Under Turkish ruled, Jerusalem regressed and became a small backwater, losing its status as a provincial capital and its massive influx of pilgrims. However, thanks to Suleiman the Magnificent, the city’s walls, torn down during the tumultuous 13th century, were rebuilt. Moreover, the Ottomans were tolerant rulers, allowing the three religions to coexist side by side within the city.
Toward the end of the Ottoman era, a number of settlements began to sprout up around the tiny and expanding, walled Old City of Jerusalem.
Mandatory rule
The Ottomans ruled Jerusalem nearly uninterruptedly for 400 years, until World War I, when General Edmund Allenby conquered Palestine on behalf of the Mandatory British government, entering Jerusalem as victor in 1917.
The British reestablished the city as a major administrative capital in the region. However, the fact that they promised Jerusalem and Palestine to both Jews and Arabs fanned hostility between the two peoples who were living in the land. This hostility continued to mount both during and after World War II, as large numbers of Jewish refugees from war-torn Europe began to flood Palestine.
When British rule ended in Palestine in 1948, war ensued and Jerusalem was split in two. The eastern half became part of the Hashemite Kingdom of Jordan, while the western half was capital of the Jewish State of Israel.
Thus the situation remained until 1967, when Israel launched the preemptive Six-Day War against Egypt, Syria and Jordan, during which it gained control of the Golan Heights, the Sinai Peninsula, the West Bank, and all of Jerusalem.

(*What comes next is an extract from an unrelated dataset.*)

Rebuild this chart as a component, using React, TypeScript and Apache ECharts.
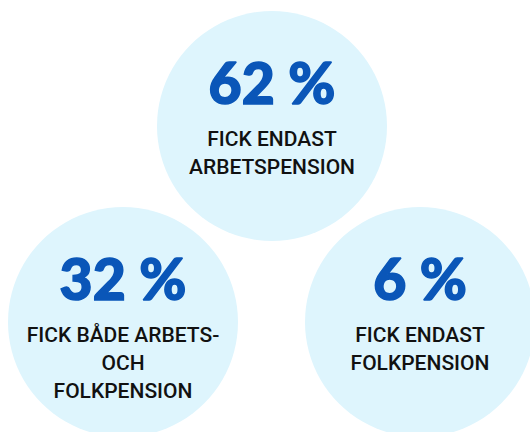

Today, Jerusalem is thriving and bigger than ever before, but still largely divided into locales inhabited by Muslims and Christians in its east, and Jews in its west. A massive separation barrier now cuts it off from its eastern suburbs and the West Bank.
As mentioned at the outset, Jerusalem’s name apparently derives from a name of a forgotten Canaanite god. Some people prefer to believe that its name means “city of peace.” May it live up to that appellation one day.